The day after her attempt at racing, Amelia was the only woman in a glider demonstration staged by the National Glider Association. Frank Hawks, the man who had given her her first plane ride almost a decade before, arranged the event, which he called “The Famous Motored Pilots’ Derby.” When Amelia attempted a turn without sufficient air speed the glider went into a spin. She pulled out of it a few feet from the ground but slammed the aircraft down in front of the grandstand, damaging the undercarriage. Hawks, who held the transcontinental speed record at the time, said that if she had lost her head she would have had a bad crash but “
she kept her wits about her and did exactly the right thing.”

The derby and the races that followed gave Amelia her first extended contact with many of the country’s best women pilots. She listened more than she spoke and avoided gossip, asking for suggestions, and repeating praise but never criticism of one pilot by another. The best of her competitors thought her no threat to their supremacy as pilots and at the same time admired her for her public stand on behalf of their rights.

In California, before the derby, Amelia and Ruth Nichols had both talked to their colleagues about forming a
women pilots’ organization. In Cleveland an informal meeting was held in
Amelia’s hotel suite. In New York another group, some of whom worked for the Curtiss Wright Flying Service, had also discussed organizing. The group included Neva Paris and Opal Kunz, both derby contestants, and Frances Harrell, Margery Brown, Fay Gillis, Betty Huyler, and Clara Trenckman. All except Trenckman were fliers. This group sent out an invitation signed by Paris, Brown, Harrell, and Gillis to meet on November 2 in a hangar at Curtiss Field in Valley Stream, Long Island.

Amelia was one of the twenty-six women from six states who met in the hangar, where they had to shout over the din of airplane motors and drink their tea served from a toolbox wagon. Nancy Hopkins of Boston, who met Amelia for the first time at the meeting, thought she was very shy, even humble, in the company of many of the women who had more flight time than she. “
She seemed apologetic over her unearned publicity from the 1928 flight,” Hopkins said.

Amelia had very little to say during the meeting until discussion turned to a suitable name for the organization; she suggested it be called for the number of its
charter members. Her suggestion was adopted. Between November and February of the next year the name evolved from The 86s to The 97s to The 99s, later changed to
The Ninety-Nines, Inc.

Amelia was an avid recruiter.
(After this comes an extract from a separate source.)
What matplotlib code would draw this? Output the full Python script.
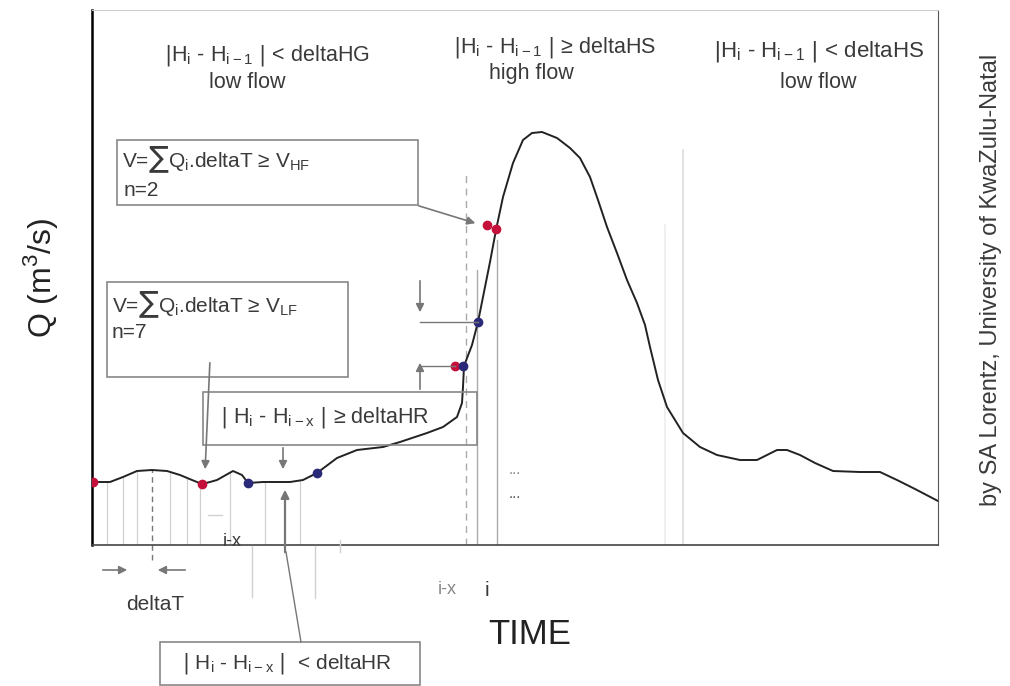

Her methods varied, depending on how well she knew the potential candidate and her interests. One who was drafted was Mary
Haizlip, the petite and very competitive young derby flier who lived in St. Louis with her husband, future Bendix Trophy winner James A. “Jimmy” Haizlip, and her widowed mother, Anna Hays. A frequent houseguest of the Haizlips, Amelia sent Mary a note stating that Mary was now a charter member and should reimburse Amelia one dollar for signing her up and paying the membership fee.

In mid-March Amelia was hostess to twenty-eight members for a meeting at the
American Women’s Club on 57th Street in Manhattan. The organization was still without officers after the acting secretary-treasurer,
Neva Paris, was killed in January when her plane crashed in a Georgia swamp. Amelia steered clear of office holding in an organization of so many strong-willed, competitive women who had yet to agree on anything more than a central purpose of finding more jobs in aviation for themselves and other women.

However, a month later she did agree to be chairman of a group of women pilots who met in Detroit to discuss the coming
National Air Races in August of 1930. Overtures were made to contest director Maj. R. W. Schroeder, who tentatively offered a special speed race for women pilots comparable to the Thompson Trophy race for men, a “free for all” open to every type of plane. He advised Amelia that if six pilots “of
the gentler sex” entered, he would add to the program a similar contest.

Amelia said she was confident that at least six women would enter but what she wanted was a women’s derby like the one of 1929, in which planes of any classification could be entered with appropriate handicaps for the more powerful. A week later the events were announced. Forty-two of the forty-six would be restricted to small planes with none of the remaining four open to women. There would be two women’s derbies, neither for larger planes. Amelia and four other women—Nichols, Smith, Thaden, and Noyes—refused to
compete.

These members of the “gentler sex” did not intend to protest and then simply disappear. They set August 28 (later changed to August 27) as the date for a meeting of the Ninety-Nines in Chicago during the week of the races, which were to be held there instead of Cleveland, “
in order to reach some agreement with the race committee” for the 1931 races. There were nineteen women at the meeting, seven of whom were licensed as transport pilots. The acting secretary-treasurer, Louise Thaden,
appointed a committee of three in her place—Amelia as chairman, Jean LaRene of Kansas City, and Gladys O’Donnell of Long Beach. The entire group elected a
constitutional committee of three—Amelia, Ruth Nichols, and Marjorie Lesser.

The seemingly shy, retiring woman who had said so little at the first meeting in November, the loser who had washed out of the closed circuit race, and who had almost killed herself trying to fly a glider in Cleveland had become the acknowledged leader of a group claiming 175 members out of the national total of 285
licensed women pilots.

*
Mary
Haizlip was not in the picture. The day before she had been forced down at Washington, Missouri, by a broken fuel line. A farm hand helped her repair it but he was afraid to crank the propeller for her. Barely five feet tall and weighing less than one hundred pounds, Haizlip cranked it herself, then jumped back in the plane and took off for St. Louis, her hometown, where she arrived just before sunset.